The playable roster consists of a whopping 51 characters, and the variety is very, very impressive. For every combatant to feel fairly unique across such a huge cast is a dream for JoJo fans, and casually exploring each character's options is a joy.

Get stuck in, though, and All Star Battle R is probably one of the most technical anime-based fighting games of modern times. It's got combos, cancels, assists, sidesteps, specials, supers — everything that you'd expect from a fighter teetering on the edge of appeasing the competitive scene. There's a depth here that most anime adaptations simply swerve away from, and learning the ins and outs of the system can be really rewarding.

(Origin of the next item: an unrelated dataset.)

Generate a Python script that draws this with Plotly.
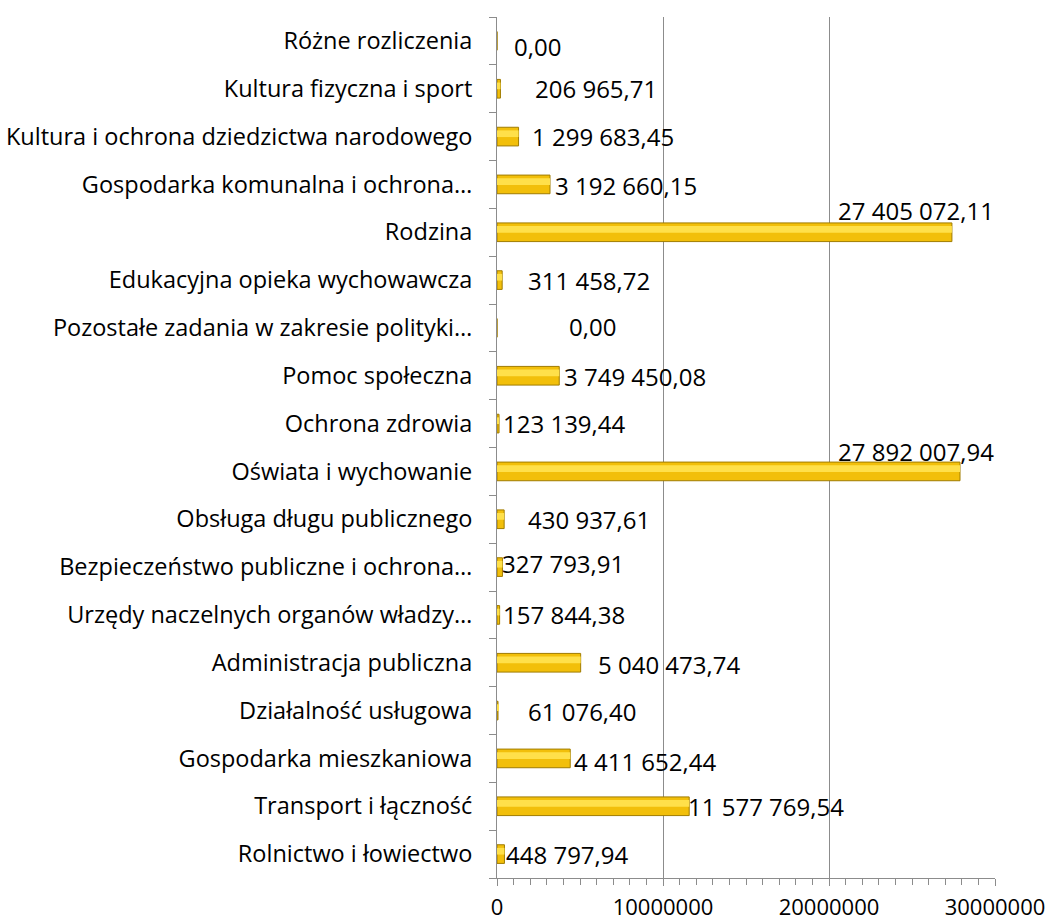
import plotly.graph_objects as go

categories = [
    "Rolnictwo i łowiectwo",
    "Transport i łączność",
    "Gospodarka mieszkaniowa",
    "Działalność usługowa",
    "Administracja publiczna",
    "Urzędy naczelnych organów władzy…",
    "Bezpieczeństwo publiczne i ochrona…",
    "Obsługa długu publicznego",
    "Oświata i wychowanie",
    "Ochrona zdrowia",
    "Pomoc społeczna",
    "Pozostałe zadania w zakresie polityki…",
    "Edukacyjna opieka wychowawcza",
    "Rodzina",
    "Gospodarka komunalna i ochrona…",
    "Kultura i ochrona dziedzictwa narodowego",
    "Kultura fizyczna i sport",
    "Różne rozliczenia",
]
values = [
    448797.94, 11577769.54, 4411652.44, 61076.40, 5040473.74, 157844.38,
    327793.91, 430937.61, 27892007.94, 123139.44, 3749450.08, 0.00,
    311458.72, 27405072.11, 3192660.15, 1299683.45, 206965.71, 0.00,
]
tick_values = [0, 10000000, 20000000, 30000000]
tick_labels = ["0", "10000000", "20000000", "30000000"]

# label placement offsets (pixels): (xanchor, xshift, yshift)
label_offsets = [
    ("left", 0, 0), ("left", -3, 0), ("left", 2, -3), ("left", 28, -1),
    ("left", 15, -2), ("left", 1, 0), ("left", -2, 4), ("left", 22, 0),
    ("right", 36, 20), ("left", 2, 0), ("left", 3, -1), ("left", 70, 1),
    ("left", 24, 0), ("right", 44, 22), ("left", 3, -1), ("left", 11, 0),
    ("left", 33, 0), ("left", 15, -6),
]


def fmt_pl(v):
    s = f"{v:,.2f}"
    return s.replace(",", " ").replace(".", ",")


FONT = "'Open Sans', 'Noto Sans', sans-serif"
GRID = "#8C8C8C"

fig = go.Figure()
fig.add_trace(go.Bar(
    x=values, y=categories, orientation="h",
    width=0.39,
    marker=dict(color="#F2BF0A", line=dict(color="#A07C00", width=1)),
    hoverinfo="x+y",
))
# highlight strip for a bevel-like look
fig.add_trace(go.Bar(
    x=values, y=categories, orientation="h",
    width=0.14, offset=-0.01,
    marker=dict(color="#FFE04A", line=dict(width=0)),
    hoverinfo="skip",
))

annotations = []
for cat, v, (anc, dx, dy) in zip(categories, values, label_offsets):
    annotations.append(dict(
        x=v, y=cat, xref="x", yref="y", text=fmt_pl(v), showarrow=False,
        xanchor=anc, yanchor="middle", xshift=dx, yshift=dy,
        font=dict(family=FONT, size=24, color="#000000"),
    ))

fig.update_layout(
    width=1050, height=923,
    margin=dict(l=497, r=55, t=17, b=45, autoexpand=False),
    paper_bgcolor="white", plot_bgcolor="white",
    showlegend=False, barmode="overlay",
    font=dict(family=FONT, size=21, color="#000000"),
    annotations=annotations,
    xaxis=dict(
        range=[0, 30000000], tickvals=tick_values, ticktext=tick_labels,
        showgrid=True, gridcolor=GRID, gridwidth=1,
        showline=True, linecolor=GRID, linewidth=1,
        ticks="outside", ticklen=7, tickcolor=GRID,
        minor=dict(dtick=1000000, ticks="outside", ticklen=6, tickcolor=GRID, showgrid=False),
        ticklabelstandoff=3, zeroline=False, automargin=False,
        tickfont=dict(family=FONT, size=22, color="#000000"),
    ),
    yaxis=dict(
        type="category", categoryorder="array", categoryarray=categories,
        showline=True, linecolor=GRID, linewidth=1,
        ticks="outside", ticklen=7, tickcolor=GRID, tickson="boundaries",
        ticklabelstandoff=19, automargin=False,
        tickfont=dict(family=FONT, size=23.5, color="#000000"),
        showgrid=False,
    ),
)

fig.write_html(
    "out.html",
    config={"displayModeBar": False},
    post_script="document.body.style.margin='0';document.body.style.overflow='hidden';",
)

On a mechanical level this is a rock solid fighting game, and a decent amount of single-player content means that you can ease yourself into the experience before you hop online. But unfortunately, the online offering is where All Star Battle R falls flat. The game's delay-based netcode is incredibly inconsistent, various network errors are far too common, and — perhaps most unforgivable of all — there's no rematch option once a fight has finished. It feels like an online mode straight out of 2014, back when the original All Star Battle launched on the PS3 — and that's just not good enough here in 2022.

It's such a shame that the game's online suite is so behind the times, because All Star Battle R is an otherwise brilliant ode to JoJo's Bizarre Adventure. A technical fighter that's always deserved a second chance.